Orban: Wir Fußballer verdienen sehr gutes Geld - aber das gilt nur für eine begrenzte Zeit. Um nach dem Karriereende immer noch ein abgesichertes Leben führen und seine Familie versorgen zu können, muss man sich frühzeitig überlegen, was man mit seinem Einkommen anstellt. Meiner Meinung nach sollte sich jeder Fußballer aktiv mit dem Thema Geldanlage beschäftigen. Ich tue das seit einigen Jahren und setze auf Aktien und Immobilien, vermeide aber die ganz großen Risiken. Grundsätzlich bin ich eher der sparsame Typ und mache mir nicht so viel aus Statussymbolen.
Ist Ihnen trotzdem schon mal eine grobe Fehlinvestition unterlaufen?
Orban: Natürlich, Lehrgeld gehört dazu! Mein Investment in eine brasilianische Ölfirma war ein kompletter Reinfall. (lacht) Aber auch da nehme ich was mit: Man sollte so früh wie möglich so viele Fehler wie möglich machen, um daraus lernen und später bessere Entscheidungen treffen zu können.

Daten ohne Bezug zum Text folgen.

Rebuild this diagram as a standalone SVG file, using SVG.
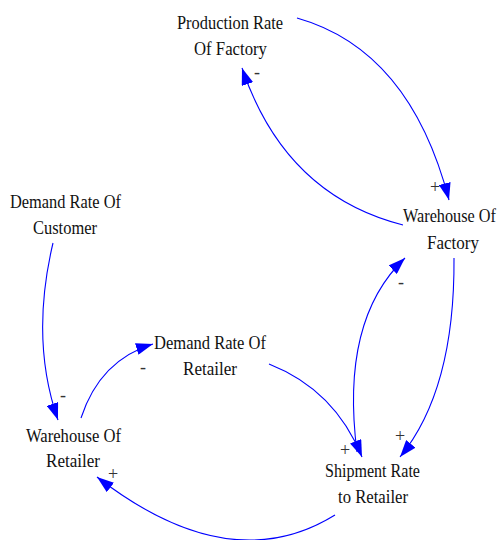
<svg xmlns="http://www.w3.org/2000/svg" width="500" height="540" viewBox="0 0 500 540">
<style>
.c{fill:none;stroke:#0000ff;stroke-width:1.1}
</style>
<defs>
<marker id="ah" markerUnits="userSpaceOnUse" markerWidth="20" markerHeight="12" refX="17" refY="6" orient="auto">
<path d="M0,0 L17,6 L0,12 Z" fill="#0000ff"/>
</marker>
</defs>
<rect width="500" height="540" fill="#fff"/>
<g id="connectors">
<path class="c" marker-end="url(#ah)" d="M297,18 Q410,50 449,200"/>
<path class="c" marker-end="url(#ah)" d="M403,225 Q285,195 242,68"/>
<path class="c" marker-end="url(#ah)" d="M454,258 Q455,390 400,457"/>
<path class="c" marker-end="url(#ah)" d="M357,452 Q340,320 405,258"/>
<path class="c" marker-end="url(#ah)" d="M269,364 Q335,390 362,457"/>
<path class="c" marker-end="url(#ah)" d="M335,515 Q230,580 97,477"/>
<path class="c" marker-end="url(#ah)" d="M53,243 Q30,340 58,420"/>
<path class="c" marker-end="url(#ah)" d="M81,418 Q100,360 153,344"/>
<g font-family="Liberation Serif, Times New Roman, serif" font-size="18" fill="#333">
<text x="254" y="78">-</text>
<text x="430" y="193">+</text>
<text x="395" y="442">+</text>
<text x="398" y="288">-</text>
<text x="340" y="456">+</text>
<text x="108" y="480">+</text>
<text x="60" y="401">-</text>
<text x="140" y="373">-</text>
</g>
</g>
<g font-family="Liberation Serif, Times New Roman, serif" font-size="19" fill="#111">
<g id="production-rate-of-factory">
<text x="177" y="29" textLength="106" lengthAdjust="spacingAndGlyphs">Production Rate</text>
<text x="194" y="55" textLength="73" lengthAdjust="spacingAndGlyphs">Of Factory</text>
</g>
<g id="warehouse-of-factory">
<text transform="translate(403,222) scale(0.86,1)" x="0" y="0" textLength="108" lengthAdjust="spacingAndGlyphs">Warehouse Of</text>
<text x="427" y="249" textLength="52" lengthAdjust="spacingAndGlyphs">Factory</text>
</g>
<g id="demand-rate-of-customer">
<text x="10" y="208" textLength="111" lengthAdjust="spacingAndGlyphs">Demand Rate Of</text>
<text x="33" y="234" textLength="64" lengthAdjust="spacingAndGlyphs">Customer</text>
</g>
<g id="demand-rate-of-retailer">
<text x="154" y="349" textLength="112" lengthAdjust="spacingAndGlyphs">Demand Rate Of</text>
<text x="183" y="375" textLength="54" lengthAdjust="spacingAndGlyphs">Retailer</text>
</g>
<g id="warehouse-of-retailer">
<text x="26" y="442" textLength="95" lengthAdjust="spacingAndGlyphs">Warehouse Of</text>
<text x="46" y="467" textLength="54" lengthAdjust="spacingAndGlyphs">Retailer</text>
</g>
<g id="shipment-rate-to-retailer">
<text x="325" y="477" textLength="95" lengthAdjust="spacingAndGlyphs">Shipment Rate</text>
<text x="338" y="503" textLength="70" lengthAdjust="spacingAndGlyphs">to Retailer</text>
</g>
</g>
</svg>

Beschäftigt Sie das Thema Geldanalage in ähnlichem Maße wie Zukunfts-Entscheidungen im Fußball, beispielsweise Vertragsverlängerungen oder Klub-Wechsel?
Orban: Nein, das sind zwei komplett verschiedene Themenfelder. Aber generell versuche ich, sämtliche Entscheidungen möglichst schnell und mit möglichst wenig Energie langfristig zu lösen. Bei meinen bisherigen Verlängerungen war ich mir mit meinem Klub immer schnell einig. Letztmals vor ein paar Wochen mit Leipzig.